Vinit Dungarwal, Director, AMs Project Consultants Pvt. Ltd.

Vinit Dungarwal is the Director, AMs Project Consultants. An innovative and performance-oriented leader with more than 15 years of experience, Vinit is the driving force behind the brand’s growth & success and offers deep insights and proficiency in handling large-scale, multi-business operations.


The pandemic caused upheavals across industries, and the commercial office sector in India too, has witnessed a number of cyclical and structural changes. Concerns were raised about whether the real estate office, particularly the office sector, could be revived. With the model of WHM becoming a norm, would people go back to the office as before? Today, it is evident that those fears were unfounded. The Indian office segment has shown itself to be very resilient. In fact, according to a report, the factors driving this upward sentiment can broadly be identified in three areas: Occupier sentiment is positive, net absorption has been moderate for the first time in five quarters and tech and flex account for over 50% of leasing activity in Q2 22. (JL Q2 22)

Occupier sentiment positive: The return to work has begun in earnest, with office occupancy rates climbing across the majority of industrial categories. The return, however, is still occurring at varied rates, while occupiers’ hybrid plans, with the workplace as the core component, are substantially in place. The current quarter was symptomatic of the optimistic sentiment of occupiers, as the leasing pace improved visibly.

While there is better corporate certainty now that the virus has been contained, mounting inflationary pressures and sluggish economic projections will likely keep occupants cautiously optimistic moving forward. As occupiers assess the developing economic landscape, leasing activity may see a short-term lull as a result. 
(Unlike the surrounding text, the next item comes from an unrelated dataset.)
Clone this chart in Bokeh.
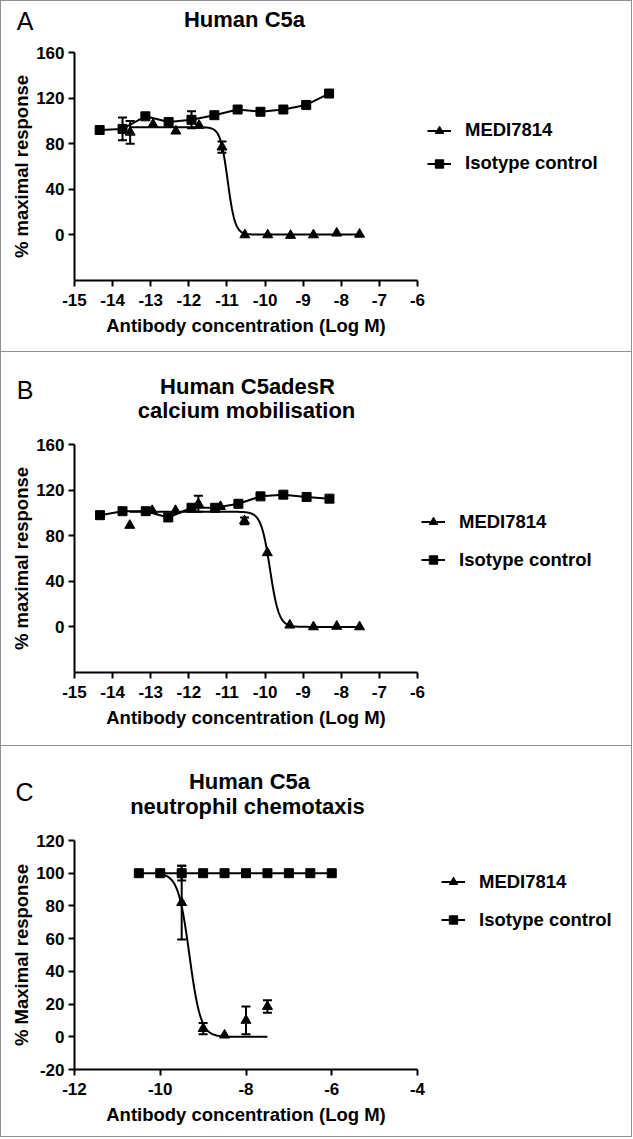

Net absorption has been moderate for the first time in five quarters: The quarterly net absorption in Q2 was lower q-o-q, marking such an occurrence for the first time in four quarters. Also, market activity during the quarter was characterized by more relocation and consolidation, while expansion-driven growth was slower. Though both completions and net absorption were lower on a q-o-q basis, the relatively higher decline in new supply infusion resulted in the pan-India vacancy dropping marginally by 10 bps q-o-q to 16.0%. Both completions and net absorption were lower on a q-o-q basis. Core office markets in the major cities continue to have tighter vacancies compared to the city’s overall numbers. 

Tech and flex account for over 50% of leasing activity in Q2 22: Unsurprisingly, the IT/Items segment’s share increased from 25% to 33% q-o-q, demonstrating its sustained dominance as the largest occupier segment in India’s office market. The manufacturing/industrial sector continues to demonstrate outstanding growth, with a 13% share of market activity supported by India’s policy drive. The BFSI and Consulting segments represented 10% and 8% of the company’s stock, respectively. Flex continues to make rapid inroads as a major occupier category, resulting in a 20% share of quarterly leasing activity as a result of its mainstreaming among occupier space strategies. In fact, flex leased 2.8 million square feet in the second quarter of 2022, the most in 12 quarters, and the first half of 2022 is already 30% higher than the yearly flex space take-up for both 2020 and 2021.

In India’s top seven cities, the real estate industry transacted almost 1,700 acres of land in a single year. From 2017 to 2021, foreign investments in the commercial real estate sector totalled $10.3 billion. After the replacement of the present SEZs act in February 2022, developers anticipate the demand for SEZ office space to skyrocket.

In 2040, the real estate market would increase from Rs. 12,000 crores (US$ 1.72 billion) in 2019 to Rs. 65,000 crores (US$ 9.30 billion). The market size of India’s real estate sector is anticipated to reach US$ 1 trillion by 2030, up from US$ 200 billion in 2021, and to contribute 13% of the country’s GDP by 2025. Retail, hospitality, and commercial real estate are also rising considerably, supporting India’s expanding requirements with the necessary infrastructure.